Ok, you caught me.  One of my guilty pleasures is creamy pasta sauces.  I’ve done a few healthier versions of creamy sauces (like the sage and roasted garlic white sauce and sweet potato cream sauce), but tonight I just didn’t want to even have to think.  I’m pretty sure this is the easiest recipe on my whole blog!

Vodka Sauce Ingredients
4 cups roasted garlic marinara (I used Trader Joes)
1 cup vodka
1.5 cup fat free evaporated milk (from a can)
4 tablespoons grated Parmesan cheese

Combine marinara, vodka and milk and let simmer for 15-20 minutes.  Stir in parmesan cheese.

Roasted Brussel Sprouts
4 whole brussel sprouts per person, cleaned and quartered
Olive Oil
Seasoning Salt (your favorite blend)

Coat brussel sprouts in olive oil and seasoning salt.  Roast at 400 degrees until they are slightly browned (about 20 minutes, sometimes more depending on the size of your sprouts.)

Cook 1.5 lb. whole wheat penne to box instructions for firm.  Add the pasta into the hot sauce and let cook on low heat for 2 more minutes.

Serve brussel sprouts either on top of the pasta, or as a side.  Don’t forget a final sprinkle of parm!

Fast, tasty and low in calories.

Pumpkin Swirl Pareve Cheesecake

November 23, 2011

Best part about Fall?  PUMPKIN!  Now, I know you can get canned pumpkin all year round, but for some reason, when the leaves start crunching, I start making everything pumpkin.  Last year, just before Thanksgiving, I posted the amazing pumpkin pecan white chocolate chunk waffles.  This year, it’s dessert!  The perfect pareve pumpkin swirl cheesecake.  It really only came about because I had tofutti cream cheese and sour cream in my fridge that needed to get used up, but the result was delectable!

Ingredients
2 packs graham crackers
1 stick margarine, melted
2  8 oz  packages tofutti cream cheese
1  12 oz. package tofutti sour cream
1 cup white sugar
1/2 cup + 3 tablespoons brown sugar
4 eggs
1 15 oz. can pumpkin
1 teaspoon vanilla extract
1/2 teaspoon rum extract
2 teaspoons cinnamon
1 pinch nutmeg
1/2 teaspoon salt

What’s a cheesecake without a graham cracker crust?  It’s legit the easiest thing.  First, grind the graham crackers in the food processor.  Then mix with the melted butter, 3 tablespoons brown sugar, and 1 teaspoon salt and press into an 11″ springform pan.  Tip: Use the bottom of a glass to press in the crust.  Bake the crust at 325 degrees for 5 minutes.  Make sure it’s totally cooled before you pour the batter in.

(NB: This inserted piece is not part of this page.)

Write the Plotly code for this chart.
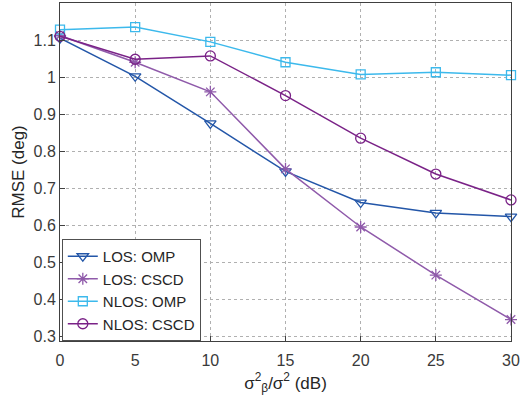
import plotly.graph_objects as go

snr_db = [0, 5, 10, 15, 20, 25, 30]
los_omp = [1.105, 1.002, 0.875, 0.745, 0.661, 0.633, 0.623]
los_cscd = [1.112, 1.040, 0.960, 0.752, 0.595, 0.465, 0.345]
nlos_omp = [1.128, 1.135, 1.095, 1.040, 1.007, 1.013, 1.005]
nlos_cscd = [1.110, 1.048, 1.057, 0.950, 0.835, 0.738, 0.668]

x_ticks = [0, 5, 10, 15, 20, 25, 30]
y_ticks = [0.3, 0.4, 0.5, 0.6, 0.7, 0.8, 0.9, 1.0, 1.1]
y_tick_labels = ["0.3", "0.4", "0.5", "0.6", "0.7", "0.8", "0.9", "1", "1.1"]

series = [
    ("LOS: OMP", los_omp, "#2356a8", "triangle-down-open", 10),
    ("LOS: CSCD", los_cscd, "#8f5aaa", "asterisk-open", 10),
    ("NLOS: OMP", nlos_omp, "#3cb9ec", "square-open", 9),
    ("NLOS: CSCD", nlos_cscd, "#7a2287", "circle-open", 10),
]

fig = go.Figure()
for name, vals, color, sym, sz in series:
    fig.add_trace(go.Scatter(
        x=snr_db, y=vals, name=name, mode="lines+markers",
        line=dict(color=color, width=1.5),
        marker=dict(symbol=sym, size=sz, color=color, line=dict(width=1.3, color=color)),
        cliponaxis=False,
    ))

axis_common = dict(
    showline=True, linecolor="#404040", linewidth=1, mirror=True,
    ticks="inside", ticklen=5, tickcolor="#404040",
    showgrid=True, gridcolor="#b0b0b0", griddash="dot", gridwidth=1,
    zeroline=False, automargin=False,
    tickfont=dict(family="Liberation Sans, Arial", size=16, color="#3a3a3a"),
)

fig.update_layout(
    width=520, height=409,
    margin=dict(l=60, r=9, t=3, b=68),
    paper_bgcolor="white", plot_bgcolor="white",
    font=dict(family="Liberation Sans, Arial", color="#262626"),
    xaxis=dict(range=[0, 30], tickvals=x_ticks, ticklabelstandoff=5,
               title=dict(text="σ<sup>2</sup><sub>β</sub>/σ<sup>2</sup> (dB)",
                          font=dict(size=17, color="#262626"), standoff=8),
               **axis_common),
    yaxis=dict(range=[0.287, 1.2], tickvals=y_ticks, ticktext=y_tick_labels,
               title=dict(text="RMSE (deg)", font=dict(size=17, color="#262626"), standoff=4),
               **axis_common),
    legend=dict(x=0.004, y=0.0, xanchor="left", yanchor="bottom",
                bgcolor="white", bordercolor="#505050", borderwidth=1,
                font=dict(family="Liberation Sans, Arial", size=15, color="#262626"),
                tracegroupgap=0, itemwidth=30),
    showlegend=True,
)

fig.write_html("out.html", post_script="document.body.style.margin='0';",
               config={"displayModeBar": False})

Beat the cream cheese, sour cream, 1/2 cup brown sugar, and 1 cup white sugar until smooth.  Add 2 eggs and beat smooth.  Remove 1 cup of the mixture (save it for the swirling).  Then add 2 more eggs, the can of pumpkin, extracts, 1 teaspoon cinnamon, pinch nutmeg and 1/2 teaspoon salt.  Beat until smooth, but don’t over beat!

Pour the orange mixture into the crust.  Pour dollops of the white into the orange and swirl it all together.

Pop it in the oven (forget about water baths…too much work) at 325 for about an hour until it’s set but the middle jiggles a little bit.  Let it cool for at least an hour, then refrigerate overnight.

A new twist on an old Thanksgiving desert…and it freezes really well!